As it stands right now, beekeepers whine about fluctuating prices all the way to the bank.
I had a very good honey crop this dry year. Drought sometimes seems to stimulate honey production ? to a point. Obviously dried-up flowers won’t produce nectar. But I average 50 pounds of honey per year per colony. This summer I got 70. You tell me why.
The smartest thing I did this year was spend $900 for 18 pollen traps that produced 500 pounds of pollen at $4 a pound. Do the math. Obviously I wish I’d bought more.

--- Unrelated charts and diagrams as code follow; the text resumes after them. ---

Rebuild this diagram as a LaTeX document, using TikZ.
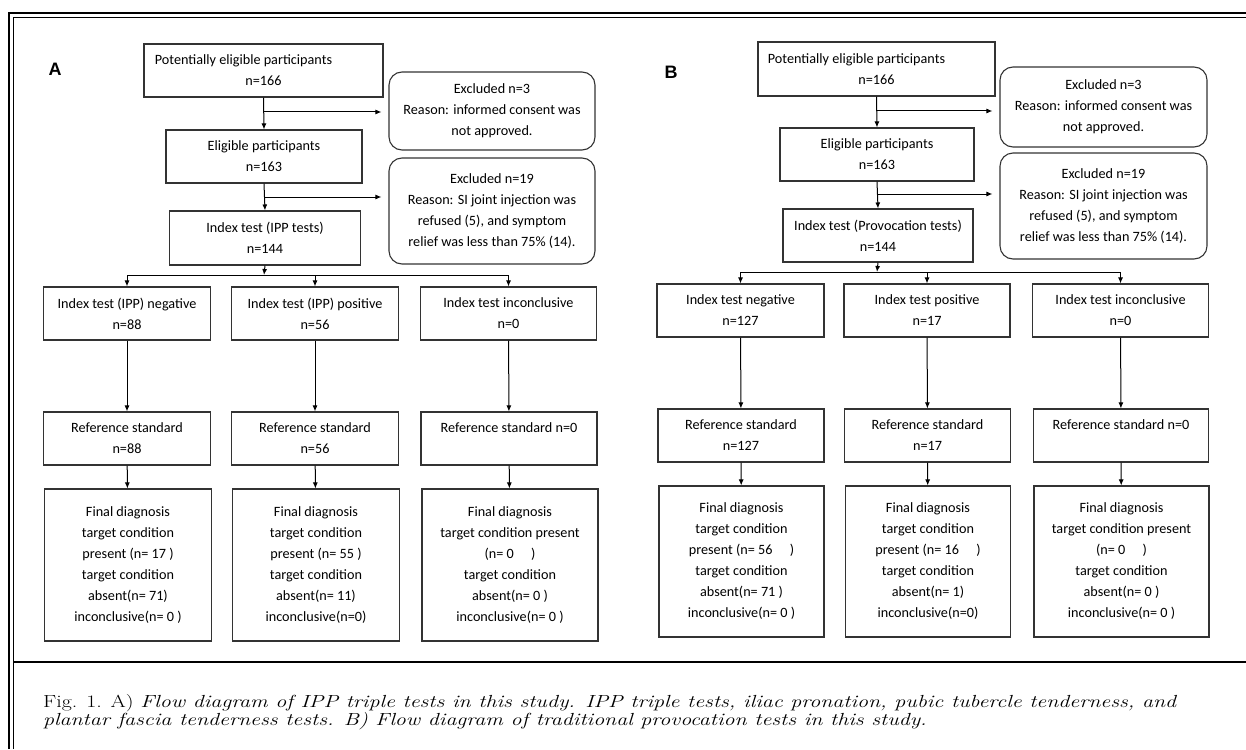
\documentclass[tikz,border=0pt]{standalone}
\usepackage{fontspec}
\newfontfamily\boxfont{Carlito}
\newfontfamily\panelfont{Liberation Sans}
\newfontfamily\capfont{Latin Modern Roman}[FakeStretch=1.255]
\usetikzlibrary{arrows.meta}

\tikzset{
  box/.style={draw=black!80, line width=1.1pt, align=center, inner sep=0pt,
    font=\boxfont\fontsize{14.2}{21}\selectfont},
  rbox/.style={box, rounded corners=13pt},
  arr/.style={line width=1pt, -{Latex[length=6pt,width=5pt]}},
  panel/.style={font=\panelfont\bfseries\fontsize{18}{18}\selectfont},
  caption/.style={align=left, inner sep=0pt, font=\capfont\fontsize{17.5}{18.5}\selectfont},
}

\begin{document}
\begin{tikzpicture}[x=1pt,y=-1pt]
\useasboundingbox (0,0) rectangle (1246,749);
\draw[line width=2.5pt] (9,749)--(9,13)--(1246,13);
\draw[line width=0.8pt] (13,749)--(13,17)--(1246,17);
\draw[line width=1.5pt] (13,662)--(1246,662);

\node[panel] (labA) at (55,69) {A};
\node[box, minimum width=239pt, minimum height=53pt] (PA) at (263.5,70.5) {Potentially eligible participants\hspace*{40pt}\\n=166};
\node[rbox, minimum width=206pt, minimum height=78pt] (XA1) at (492,111) {Excluded n=3\\Reason: informed consent was\\not approved.};
\node[box, minimum width=196pt, minimum height=53pt] (EA) at (264,156.5) {Eligible participants\\n=163};
\node[rbox, minimum width=206pt, minimum height=106pt] (XA2) at (492,211) {Excluded n=19\\Reason: SI joint injection was\\refused (5), and symptom\\relief was less than 75\% (14).};
\node[box, minimum width=191pt, minimum height=54pt] (IA) at (265,238) {Index test (IPP tests)\\n=144};
\node[box, minimum width=167pt, minimum height=53pt] (negA) at (127,313.5) {Index test (IPP) negative\\n=88};
\node[box, minimum width=167pt, minimum height=53pt] (posA) at (315,313.5) {Index test (IPP) positive\\n=56};
\node[box, minimum width=176pt, minimum height=53pt] (incA) at (508.5,313.5) {Index test inconclusive\\n=0};
\node[box, minimum width=167pt, minimum height=53pt] (refnegA) at (127,438.5) {Reference standard\\n=88};
\node[box, minimum width=167pt, minimum height=53pt] (refposA) at (315,438.5) {Reference standard\\n=56};
\node[box, minimum width=176pt, minimum height=53pt] (refincA) at (509,438.5) {Reference standard n=0\\\mbox{}};
\node[box, minimum width=167pt, minimum height=152pt] (finnegA) at (128,565) {Final diagnosis\\target condition\\present (n= 17 )\\target condition\\absent(n= 71)\\inconclusive(n= 0 )};
\node[box, minimum width=167pt, minimum height=152pt] (finposA) at (316,565) {Final diagnosis\\target condition\\present (n= 55 )\\target condition\\absent(n= 11)\\inconclusive(n=0)};
\node[box, minimum width=176pt, minimum height=152pt] (finincA) at (510,565) {Final diagnosis\\target condition present\\(n= 0\quad\ )\\target condition\\absent(n= 0 )\\inconclusive(n= 0 )};

\coordinate (bA1) at (264,112);
\coordinate (bA2) at (264,197);
\coordinate (jA) at (264,275);
\draw[arr] (PA.south) -- (EA.north);
\draw[arr, shorten >=7pt] (bA1) -- (bA1 -| XA1.west);
\draw[arr] (EA.south) -- (IA.north);
\draw[arr, shorten >=7pt] (bA2) -- (bA2 -| XA2.west);
\draw[arr] (IA.south) -- (jA);
\draw[arr] (jA) -| (negA.north);
\draw[arr] (jA) -| (posA.north);
\draw[arr] (jA) -| (incA.north);
\draw[arr] (negA) -- (refnegA);
\draw[arr] (posA) -- (refposA);
\draw[arr] (incA) -- (refincA);
\draw[arr] (refnegA) -- (finnegA);
\draw[arr] (refposA) -- (finposA);
\draw[arr] (refincA) -- (finincA);

\node[panel] (labB) at (671,72) {B};
\node[box, minimum width=237pt, minimum height=54pt] (PB) at (876.5,69) {Potentially eligible participants\hspace*{40pt}\\n=166};
\node[rbox, minimum width=207pt, minimum height=80pt] (XB1) at (1103.5,107) {Excluded n=3\\Reason: informed consent was\\not approved.};
\node[box, minimum width=194pt, minimum height=53pt] (EB) at (877,154.5) {Eligible participants\\n=163};
\node[rbox, minimum width=207pt, minimum height=106pt] (XB2) at (1103.5,206) {Excluded n=19\\Reason: SI joint injection was\\refused (5), and symptom\\relief was less than 75\% (14).};
\node[box, minimum width=190pt, minimum height=53pt] (IB) at (878,235.5) {Index test (Provocation tests)\\n=144};
\node[box, minimum width=167pt, minimum height=53pt] (negB) at (740.5,310.5) {Index test negative\\n=127};
\node[box, minimum width=166pt, minimum height=53pt] (posB) at (927,310.5) {Index test positive\\n=17};
\node[box, minimum width=176pt, minimum height=53pt] (incB) at (1120.5,310.5) {Index test inconclusive\\n=0};
\node[box, minimum width=166pt, minimum height=53pt] (refnegB) at (741,435.5) {Reference standard\\n=127};
\node[box, minimum width=166pt, minimum height=53pt] (refposB) at (927.5,435.5) {Reference standard\\n=17};
\node[box, minimum width=175pt, minimum height=53pt] (refincB) at (1121,435.5) {Reference standard n=0\\\mbox{}};
\node[box, minimum width=165pt, minimum height=151pt] (finnegB) at (741.5,561.5) {Final diagnosis\\target condition\\present (n= 56\quad\ )\\target condition\\absent(n= 71 )\\inconclusive(n= 0 )};
\node[box, minimum width=165pt, minimum height=151pt] (finposB) at (928,561.5) {Final diagnosis\\target condition\\present (n= 16\quad\ )\\target condition\\absent(n= 1)\\inconclusive(n=0)};
\node[box, minimum width=175pt, minimum height=151pt] (finincB) at (1121.5,561.5) {Final diagnosis\\target condition present\\(n= 0\quad\ )\\target condition\\absent(n= 0 )\\inconclusive(n= 0 )};

\coordinate (bB1) at (877,111);
\coordinate (bB2) at (877,194);
\coordinate (jB) at (877,272);
\draw[arr] (PB.south) -- (EB.north);
\draw[arr, shorten >=7pt] (bB1) -- (bB1 -| XB1.west);
\draw[arr] (EB.south) -- (IB.north);
\draw[arr, shorten >=7pt] (bB2) -- (bB2 -| XB2.west);
\draw[arr] (IB.south) -- (jB);
\draw[arr] (jB) -| (negB.north);
\draw[arr] (jB) -| (posB.north);
\draw[arr] (jB) -| (incB.north);
\draw[arr] (negB) -- (refnegB);
\draw[arr] (posB) -- (refposB);
\draw[arr] (incB) -- (refincB);
\draw[arr] (refnegB) -- (finnegB);
\draw[arr] (refposB) -- (finposB);
\draw[arr] (refincB) -- (finincB);

\node[caption, anchor=west] (cap) at (43,712) {Fig. 1. A) \textit{Flow diagram of IPP triple tests in this study. IPP triple tests, iliac pronation, pubic tubercle tenderness, and}\\\textit{plantar fascia tenderness tests. B) Flow diagram of traditional provocation tests in this study.}};
\end{tikzpicture}
\end{document}
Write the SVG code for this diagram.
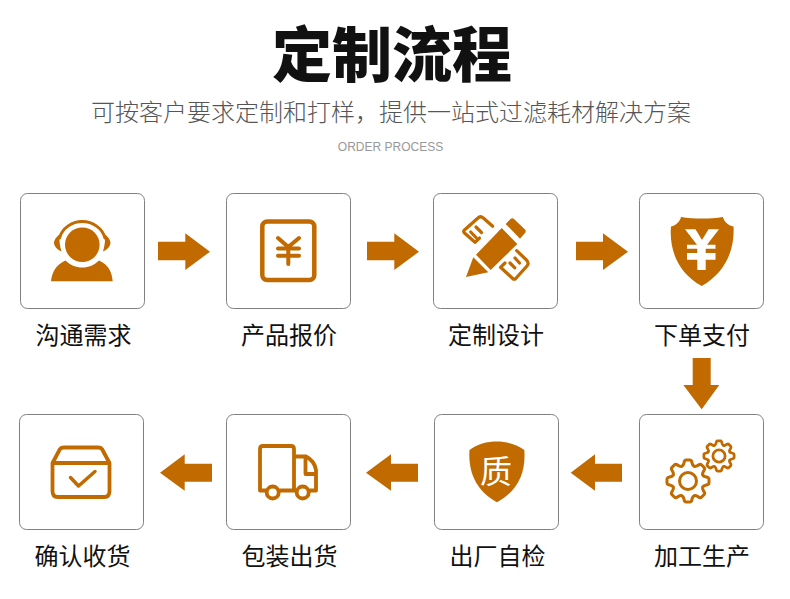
<svg xmlns="http://www.w3.org/2000/svg" width="790" height="599" viewBox="0 0 790 599">
<style>
text{font-family:"Noto Sans CJK SC","Noto Sans",sans-serif;text-anchor:middle}
.box{fill:#fff;stroke:#808080;stroke-width:1}
.lab{font-size:24px;fill:#111;font-weight:400}
.f{fill:#c06a00}
.s{fill:none;stroke:#c06a00;stroke-linecap:round;stroke-linejoin:round}
</style>
<defs>
<path id="tooth" d="M-6.100 -14.800Q-4.500 -15.500 -4.200 -17.500L-3.500 -20Q-3 -21 -2 -21H2Q3 -21 3.500 -20L4.200 -17.500Q4.500 -15.500 6.100 -14.800"/>
<g id="gear" class="s">
<use href="#tooth"/>
<use href="#tooth" transform="rotate(45)"/>
<use href="#tooth" transform="rotate(90)"/>
<use href="#tooth" transform="rotate(135)"/>
<use href="#tooth" transform="rotate(180)"/>
<use href="#tooth" transform="rotate(225)"/>
<use href="#tooth" transform="rotate(270)"/>
<use href="#tooth" transform="rotate(315)"/>
<circle r="8.500"/>
</g>
</defs>
<rect width="790" height="599" fill="#fff"/>
<g id="title">
<text x="392" y="77" font-size="60" font-weight="900" fill="#111">定制流程</text>
<text x="391" y="121" font-size="24" font-weight="300" fill="#555">可按客户要求定制和打样，提供一站式过滤耗材解决方案</text>
<text x="390.500" y="151" font-size="12" fill="#999" style="font-family:'Liberation Sans',sans-serif">ORDER PROCESS</text>
</g>
<g id="connectors" class="f">
<path d="M158 241.700H185.300V233.300L210 251.700L185.300 270V260.300H158Z"/>
<path d="M367 241.700H394.300V233.300L419 251.700L394.300 270V260.300H367Z"/>
<path d="M576 241.700H603V233.300L628 251.700L603 270V260.300H576Z"/>
<path d="M692.700 358H710.700V385H719.300L701.700 409.300L683.300 385H692.700Z"/>
<path d="M622 463.700H595V454.300L570.700 472.700L595 490.700V481.700H622Z"/>
<path d="M418 463.700H391V454.300L366 472.700L391 490.700V481.700H418Z"/>
<path d="M212 463.700H184.700V454.300L160 472.700L184.700 490.700V481.700H212Z"/>
</g>
<g id="node1">
<rect class="box" x="20.500" y="193.500" width="124" height="115" rx="7"/>
<circle class="f" cx="82.300" cy="244.700" r="17.300"/>
<path class="s" stroke-width="3" d="M59.500 238A23.500 22 0 0 1 105 238"/>
<path class="f" d="M59.500 234.500C55 238 53 242 54.500 245C55.500 248 58 250 61.500 251.500C59.800 246 59 240 59.500 234.500ZM105 234.500C109.500 238 111.500 242 110 245C109 248 106.500 250 103 251.500C104.700 246 105.500 240 105 234.500Z"/>
<path class="f" d="M51 281.300C52 272 56 265 65.500 260.500C70 265 76 267.500 82.300 267.500S94.500 265 99 260.500C108.500 265 112 272 112.700 281.300Z"/>
</g>
<g id="node2">
<rect class="box" x="226.500" y="193.500" width="124" height="115" rx="7"/>
<rect class="s" x="262.300" y="221.500" width="52" height="58.500" rx="5" stroke-width="4.500"/>
<path class="s" stroke-width="4" d="M278 238L288.300 247L299 238M288.300 247V264M278 248.500H299M278 255.700H299"/>
</g>
<g id="node3">
<rect class="box" x="433.500" y="193.500" width="124" height="115" rx="7"/>
<path class="f" d="M466 277L473.300 257.300L488.300 272.300ZM476 254.700L501.700 228L517.300 244L490.700 270ZM505.700 224L510.500 219C511.500 218 513 218 514 219L525 229.500C526 230.500 526 232 525 233L520 238.700Z"/>
<path class="s" stroke-width="3.200" d="M492.700 226.300L483.300 218C481.500 216.500 479.500 216.500 478 218L464.500 230C463.500 231 463.500 232 464.500 233L475 242.300L479.500 238M470.700 232L476 237.500M476 227L481.500 232.500"/>
<path class="s" stroke-width="3.200" d="M516.700 250.700L526.500 260C528.300 262 528.300 264.500 527 266L515.700 278.500C514.700 279.500 513.700 279.500 512.700 278.500L500.500 267.300L505 263M510 263L514.800 267.800M515 258L519.500 263"/>
</g>
<g id="node4">
<rect class="box" x="639.500" y="193.500" width="124" height="115" rx="7"/>
<path class="f" d="M671 226.500C676 225.500 680 221.500 681 217C694 219 710 219 723 217C724 221.500 728 225.500 733.500 226.500C735 250 725 273 701.700 286C678 273 669 250 671 226.500Z"/>
<path fill="#fff" d="M685 229.300H695.500L702 240L708.500 229.300H719L707 244.700H715.500V248.700H705.700V253H715.500V259.700H705.700V270H697.300V259.700H687V253H697.300V248.700H687V244.700H697Z"/>
</g>
<g id="node5">
<rect class="box" x="639.500" y="414.500" width="124" height="115" rx="7"/>
<use href="#gear" transform="translate(688 481)" stroke-width="3"/>
<use href="#gear" transform="translate(719 456)scale(.72)" stroke-width="3.800"/>
</g>
<g id="node6">
<rect class="box" x="434.500" y="414.500" width="124" height="115" rx="7"/>
<path class="f" d="M469.500 450C477 444 487 441.500 497 441.500C507 441.500 516 444 524.300 450C526 472 518 491 497 502.300C476 491 468 472 469.500 450Z"/>
<text x="496" y="483" font-size="32" fill="#fff">质</text>
</g>
<g id="node7">
<rect class="box" x="226.500" y="414.500" width="124" height="115" rx="7"/>
<path class="s" stroke-width="3.800" d="M266 490.500H260V449C260 447 261 446 263 446H291C293 446 294 447 294 449V490.500H280M294 456.500H306C311 459 315 464 316 470V490.500H310M294 490.500H296M305.500 456.500V474H316"/>
<circle class="s" stroke-width="3.800" cx="272.700" cy="492.500" r="6"/>
<circle class="s" stroke-width="3.800" cx="302.700" cy="492.500" r="6"/>
</g>
<g id="node8">
<rect class="box" x="19.500" y="414.500" width="124" height="115" rx="7"/>
<path class="s" stroke-width="3.800" d="M52.500 463L60 449C61 447.500 62 447.500 64 447.500H98C100 447.500 101 447.500 102 449L109.500 463V491C109.500 495 107.500 497 104.500 497H57.500C54.500 497 52.500 495 52.500 491ZM52.500 463H109.500"/>
<path class="s" stroke-width="3.500" d="M70.500 477.500L78.500 486L95 471.500"/>
</g>
<g id="labels" class="lab">
<text x="83.500" y="344">沟通需求</text>
<text x="289" y="344">产品报价</text>
<text x="496" y="344">定制设计</text>
<text x="702" y="344">下单支付</text>
<text x="702" y="565">加工生产</text>
<text x="497.500" y="565">出厂自检</text>
<text x="289.500" y="565">包装出货</text>
<text x="82.500" y="565">确认收货</text>
</g>
</svg>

The traps force pollen-laden bees to climb through a wire mesh in order to return to the hive. This knocks some of the pollen off their little legs, and it drops down into a drawer. All I have to do is empty the drawers every week or so. It just takes a few minutes. I have to check the bees anyway. What could be easier than this? There is no heavy lifting, no extracting, and no bottling involved. I get together with another beekeeper and ship it in drums to a buyer in Arizona.
Honeybees always do what they need to do. When I rob them of some of their pollen, it stimulates the bees to bring to the hive yet more pollen. Bees that might otherwise carry nectar to make honey instead become pollen gatherers. Bottom line: I get a little less honey, but it’s worth it.
This is about the end of the pollen season. I’ll go up this afternoon and maybe get a bucketful. I’ll check the hive entrances to see if the bees are bringing in any more. I’m sure I’ll see drones getting dragged out kicking and screaming, but there’s nothing I can do for them. I’ll have to keep moving, because I can’t stand to watch.